Sensors : A sensor is a transducer whose purpose is to detect some characteristic of its environments. It detects events or changes in quantities and provides a corresponding output, generally as an electrical or optical signal. Transducers are measurement devices used to change one kind of energy to another. Energy may include electrical, mechanical, electromagnetic, chemical, acoustic, and thermal energy.
Devices which perform an “Input” function are commonly called Sensors because they “sense” a physical change in some characteristic that changes in response to some excitation, for example, heat or force and convert that into an electrical signal. Devices which perform an “Output” function are generally called Actuators and are used to control some external device, for example, movement or sound.
The Board¶
- This week I decided to make a board that could drive motors and hence I could use for later weeks as well. Hence, I started making the schematic in Eagle.

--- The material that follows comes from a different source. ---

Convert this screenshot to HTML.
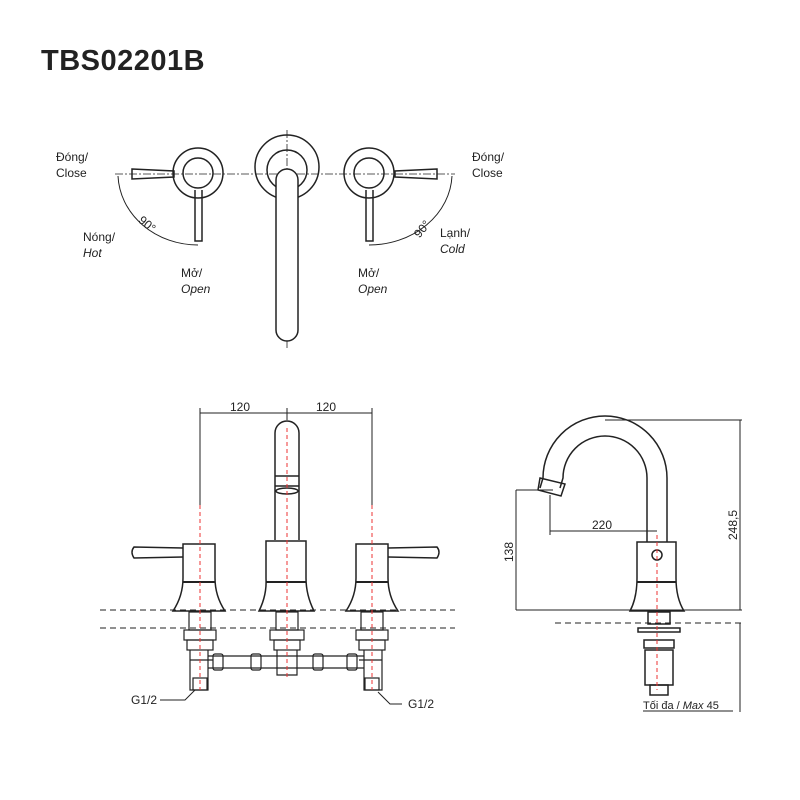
<!DOCTYPE html>
<html><head><meta charset="utf-8"><style>
body{margin:0;background:#fff}
svg{display:block}
text{font-family:"Liberation Sans",sans-serif;fill:#222}
</style></head><body>
<svg width="800" height="800" viewBox="0 0 800 800" xmlns="http://www.w3.org/2000/svg">
<text x="41" y="70" font-size="29" font-weight="bold" fill="#111" letter-spacing="0.5">TBS02201B</text>
<g fill="none" stroke="#222" stroke-width="1.5">
<!-- top view -->
<line x1="115" y1="174" x2="455" y2="174" stroke-dasharray="8,2,2,2" stroke-width="0.8"/>
<line x1="287" y1="130" x2="287" y2="350" stroke-dasharray="8,2,2,2" stroke-width="0.8"/>
<circle cx="198" cy="173" r="25"/><circle cx="198" cy="173" r="15"/>
<circle cx="369" cy="173" r="25"/><circle cx="369" cy="173" r="15"/>
<circle cx="287" cy="167" r="32"/><circle cx="287" cy="170" r="20"/>
<path d="M276 200 V330 A11 11 0 0 0 298 330 V180 A11 11 0 0 0 276 180 Z" fill="#fff"/>
<path d="M132 169 L174 171 L174 177 L132 179 Z"/>
<path d="M437 169 L395 171 L395 177 L437 179 Z"/>
<path d="M195 190 L195 241 L202 241 L202 190"/>
<path d="M366 190 L366 241 L373 241 L373 190"/>
<path d="M118 176 A80 72 0 0 0 198 245" stroke-width="1"/>
<path d="M452 176 A83 72 0 0 1 369 245" stroke-width="1"/>
<!-- front view dims -->
<line x1="200" y1="413" x2="372" y2="413" stroke-width="1"/>
<line x1="200" y1="408" x2="200" y2="505" stroke-width="1"/>
<line x1="372" y1="408" x2="372" y2="505" stroke-width="1"/>
<line x1="287" y1="408" x2="287" y2="420" stroke-width="1"/>
<!-- spout -->
<path d="M275 540 V433 A12 12 0 0 1 299 433 V540"/>
<path d="M275 476 H299 M275 486 H299"/>
<ellipse cx="287" cy="491" rx="11" ry="3"/>
<path d="M266 541 H306 V578 Q306 595 314 611 H259 Q267 595 266 578 Z"/>
<line x1="266" y1="582" x2="306" y2="582" stroke-width="2"/>
<!-- handles -->
<path d="M183 544 H215 V578 Q215 596 225 611 H173 Q183 596 183 578 Z"/>
<line x1="183" y1="582" x2="215" y2="582" stroke-width="2"/>
<path d="M183 548 L134 547 Q130 552 134 558 L183 557"/>
<path d="M356 544 H388 V578 Q388 596 398 611 H346 Q356 596 356 578 Z"/>
<line x1="356" y1="582" x2="388" y2="582" stroke-width="2"/>
<path d="M388 548 L437 547 Q441 552 437 558 L388 557"/>
<!-- dashed -->
<line x1="100" y1="610" x2="455" y2="610" stroke-dasharray="6,4" stroke-width="1"/>
<line x1="100" y1="628" x2="455" y2="628" stroke-dasharray="6,4" stroke-width="1"/>
<!-- fittings -->
<g stroke-width="1.2">
<rect x="189" y="612" width="22" height="18"/><rect x="184" y="630" width="32" height="10"/><rect x="187" y="640" width="26" height="10"/>
<path d="M190 650 V690 H208 V650 M190 660 H213"/><rect x="193" y="678" width="14" height="12"/>
<rect x="276" y="612" width="22" height="18"/><rect x="270" y="630" width="34" height="10"/><rect x="274" y="640" width="26" height="10"/>
<path d="M277 650 V675 H297 V650"/>
<rect x="361" y="612" width="22" height="18"/><rect x="356" y="630" width="32" height="10"/><rect x="359" y="640" width="26" height="10"/>
<path d="M364 650 V690 H382 V650 M359 660 H382"/><rect x="365" y="678" width="14" height="12"/>
<line x1="208" y1="656" x2="364" y2="656"/><line x1="208" y1="668" x2="364" y2="668"/>
<rect x="213" y="654" width="10" height="16" rx="2"/><rect x="251" y="654" width="10" height="16" rx="2"/>
<rect x="313" y="654" width="10" height="16" rx="2"/><rect x="347" y="654" width="10" height="16" rx="2"/>
</g>
<path d="M160 700 H185 L195 690" stroke-width="1"/>
<path d="M402 704 H390 L378 692" stroke-width="1"/>
<!-- side view -->
<path d="M647 542 V478 A42 42 0 0 0 563 478 L560 488 M667 542 V478 A62 62 0 0 0 543 478 L540 488" />
<path d="M540 478 L565 484 L561 496 L538 490 Z"/>
<path d="M637 542 H676 V578 Q676 598 684 611 H630 Q637 598 637 578 Z"/>
<line x1="637" y1="582" x2="676" y2="582" stroke-width="2"/>
<circle cx="657" cy="555" r="5"/>
<rect x="648" y="612" width="22" height="12"/><rect x="638" y="628" width="42" height="4"/>
<rect x="644" y="640" width="30" height="8"/><path d="M645 650 H673 V685 H645 Z"/><rect x="650" y="685" width="18" height="10"/>
<g stroke-width="1">
<line x1="605" y1="420" x2="742" y2="420"/>
<line x1="740" y1="420" x2="740" y2="610"/>
<line x1="516" y1="610" x2="742" y2="610"/>
<line x1="516" y1="490" x2="553" y2="490"/>
<line x1="516" y1="490" x2="516" y2="610"/>
<line x1="550" y1="531" x2="657" y2="531"/>
<line x1="550" y1="495" x2="550" y2="535"/>
<line x1="555" y1="623" x2="742" y2="623" stroke-dasharray="6,4"/>
<line x1="555" y1="610" x2="630" y2="610" stroke-dasharray="6,4"/>
<line x1="740" y1="623" x2="740" y2="712"/>
<line x1="643" y1="711" x2="733" y2="711"/>
</g>
</g>
<g stroke="#e33" stroke-width="1" stroke-dasharray="4,3">
<line x1="200" y1="505" x2="200" y2="690"/>
<line x1="372" y1="505" x2="372" y2="690"/>
<line x1="287" y1="428" x2="287" y2="680"/>
<line x1="657" y1="535" x2="657" y2="690"/>
</g>
<g font-size="12">
<text x="56" y="161">Đóng/</text><text x="56" y="177">Close</text>
<text x="472" y="161">Đóng/</text><text x="472" y="177">Close</text>
<text x="83" y="241">Nóng/</text><text x="83" y="257" font-style="italic">Hot</text>
<text x="440" y="237">Lạnh/</text><text x="440" y="253" font-style="italic">Cold</text>
<text x="181" y="277">Mở/</text><text x="181" y="293" font-style="italic">Open</text>
<text x="358" y="277">Mở/</text><text x="358" y="293" font-style="italic">Open</text>
<text x="137" y="227" transform="rotate(40 145 225)">90°</text>
<text x="413" y="235" transform="rotate(-50 420 230)">90°</text>
<text x="230" y="411">120</text><text x="316" y="411">120</text>
<text x="131" y="704">G1/2</text><text x="408" y="708">G1/2</text>
<text x="592" y="529">220</text>
<text x="0" y="0" transform="translate(513,562) rotate(-90)">138</text>
<text x="0" y="0" transform="translate(737,540) rotate(-90)">248,5</text>
<text x="643" y="709" font-size="11">Tối đa / <tspan font-style="italic">Max</tspan> 45</text>
</g>
</svg>
</body></html>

- The important thing here is to refer the pinout of ATMega328p IC, before assigning the pins for the sensors and making the connections. All the Input devices should be on the analog pins of the IC.
- I added three header pins for the sensor connections and a L293d motor driver to drive two motors at a time. The routing had to be done manually here since the autorouter was not able to route to 100%. I also had to add a few 0 ohm jumper resistors in order to route all the traces.
- This is how this board looked like.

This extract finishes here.